**Directive:**
Filter these entries so that only lines with the word "this" remain.
-- start of Data section --
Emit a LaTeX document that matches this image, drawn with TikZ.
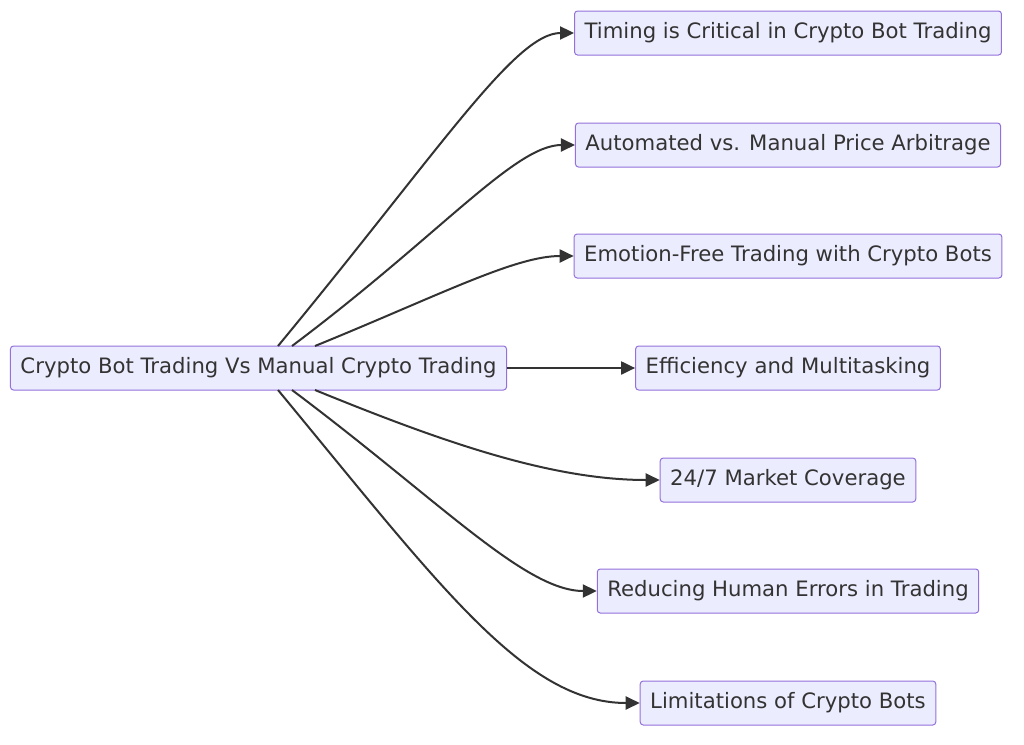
-- end of Data section --
-- start of Data section --
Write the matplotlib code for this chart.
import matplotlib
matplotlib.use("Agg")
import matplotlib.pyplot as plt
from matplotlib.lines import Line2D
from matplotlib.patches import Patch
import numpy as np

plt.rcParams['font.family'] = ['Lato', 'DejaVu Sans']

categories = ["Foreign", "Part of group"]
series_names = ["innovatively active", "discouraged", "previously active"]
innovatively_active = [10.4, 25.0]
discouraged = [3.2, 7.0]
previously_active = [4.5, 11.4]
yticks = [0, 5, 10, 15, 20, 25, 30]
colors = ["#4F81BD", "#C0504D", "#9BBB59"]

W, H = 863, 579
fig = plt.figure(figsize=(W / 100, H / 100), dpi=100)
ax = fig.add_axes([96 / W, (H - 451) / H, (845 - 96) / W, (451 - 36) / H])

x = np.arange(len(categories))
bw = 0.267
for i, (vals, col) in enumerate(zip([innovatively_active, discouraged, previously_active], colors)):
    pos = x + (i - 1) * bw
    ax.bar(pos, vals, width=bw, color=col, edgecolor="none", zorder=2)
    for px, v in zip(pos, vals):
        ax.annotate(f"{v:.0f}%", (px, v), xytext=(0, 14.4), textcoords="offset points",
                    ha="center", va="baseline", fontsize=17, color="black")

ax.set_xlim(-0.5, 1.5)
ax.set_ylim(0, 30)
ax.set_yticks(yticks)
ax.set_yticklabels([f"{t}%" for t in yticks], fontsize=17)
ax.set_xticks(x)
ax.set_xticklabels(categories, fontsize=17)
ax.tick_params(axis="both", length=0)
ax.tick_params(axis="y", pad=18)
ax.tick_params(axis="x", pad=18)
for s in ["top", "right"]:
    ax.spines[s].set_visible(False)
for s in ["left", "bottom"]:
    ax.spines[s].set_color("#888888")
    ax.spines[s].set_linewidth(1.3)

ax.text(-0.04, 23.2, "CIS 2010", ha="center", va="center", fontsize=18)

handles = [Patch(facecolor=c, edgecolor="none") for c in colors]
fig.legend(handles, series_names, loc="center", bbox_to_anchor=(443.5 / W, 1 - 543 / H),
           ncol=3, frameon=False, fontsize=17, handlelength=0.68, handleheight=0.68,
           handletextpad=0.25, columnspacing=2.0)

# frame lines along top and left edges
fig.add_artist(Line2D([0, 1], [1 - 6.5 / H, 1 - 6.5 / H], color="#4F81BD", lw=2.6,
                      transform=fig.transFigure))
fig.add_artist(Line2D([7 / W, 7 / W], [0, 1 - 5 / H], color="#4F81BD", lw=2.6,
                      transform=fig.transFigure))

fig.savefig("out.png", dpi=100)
-- end of Data section --
**Result of the exercise:**
Emit a LaTeX document that matches this image, drawn with TikZ.
Write the matplotlib code for this chart.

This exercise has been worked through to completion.